- Location: Golmud County Haixi Prefecture Qinghai Province China
- Coordinates: 37°03′00″N 94°39′19″E﻿ / ﻿37.05000°N 94.65528°E
- Type: Endorheic saline lake
- Basin countries: China
- Surface area: 0–6.25 km^{2} (0.00–2.41 sq mi)
- Surface elevation: 2,676.4 m (8,781 ft)

= Xiaobiele Lake =

Xiaobiele Lake or Xiaobieletan is an ephemeral lake in the southwestern Qarhan Playa north of Golmud in the Haixi Prefecture of Qinghai Province in northwestern China. Like the other lakes of the surrounding Qaidam Basin, it is extremely saline; like the other lakes of the surrounding Bieletan subbasin, it is rich in lithium.

==Names==
The xiao at the beginning of the name is the pinyin romanization of the Chinese word meaning "little" or "lesser", distinguishing it from nearby Dabiele Lake ("Big" or "Greater Biele Lake"). Xiaobiele is also known as Xiaobieletan from a Chinese word used for both beaches and muddy riverbanks.

==Geography==
Xiaobiele Lake is an ephemeral salt lake in the Bieletan subbasin in the southwestern quarter of the Qarhan Playa at an elevation of 2676.4 m. It lies between Dabiele and West Dabusun Lakes. It is usually 6.25 sqkm wide. Its depth usually does not exceed 1 m.

==Geology==
Xiaobiele's position at the south end of the playa means that its waters are relatively less influenced by the concentrated mineral springs along the playa's northern boundary.
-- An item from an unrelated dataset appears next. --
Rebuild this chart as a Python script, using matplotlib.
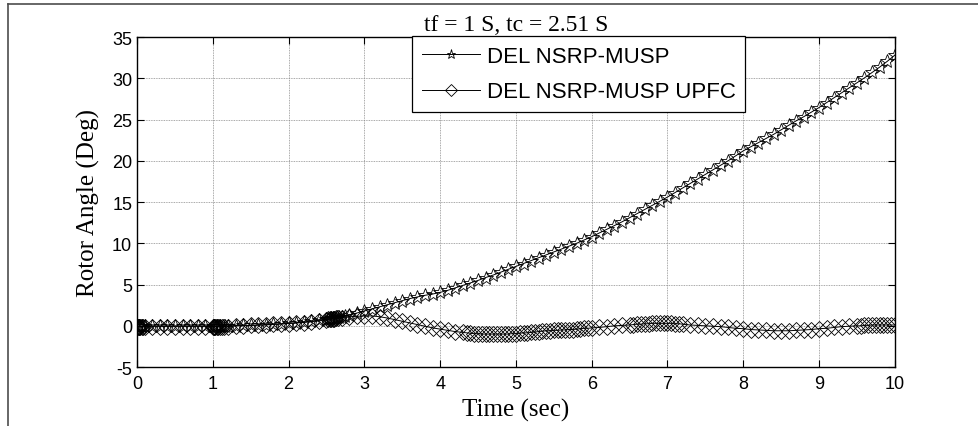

As with Dabiele, it is nonetheless nearly saturated with calcite, anhydrite, halite, and (importantly) carnallite, which is processed to produce potash for potassium-rich fertilizers and other uses. The Bieletan subbasin as a whole—inclusive of Suli, S. Suli, and Dabiele—is also the richest source of brine lithium in China, with an estimated store of 7.74 e6MT of lithium chloride. The lithium derives from hot springs located near Mount Buka Daban which now feed the Narin Gol River or Hongshui River (t 紅水河, s 红水河, Hóngshuǐ Hé) that flows into East Taijinar Lake. In the past, however, the springs lay within the "Kunlun" paleolake which until about 30,000 years ago produced a river which flowed north into a broad alluvial fan feeding the "Qarhan" paleolake in the Sanhu area. Bieletan's lithium came both from deposits directly flowing into the area at the time and continuing contributions from the Urt Moron and other rivers arising in and flowing through the former alluvial plain.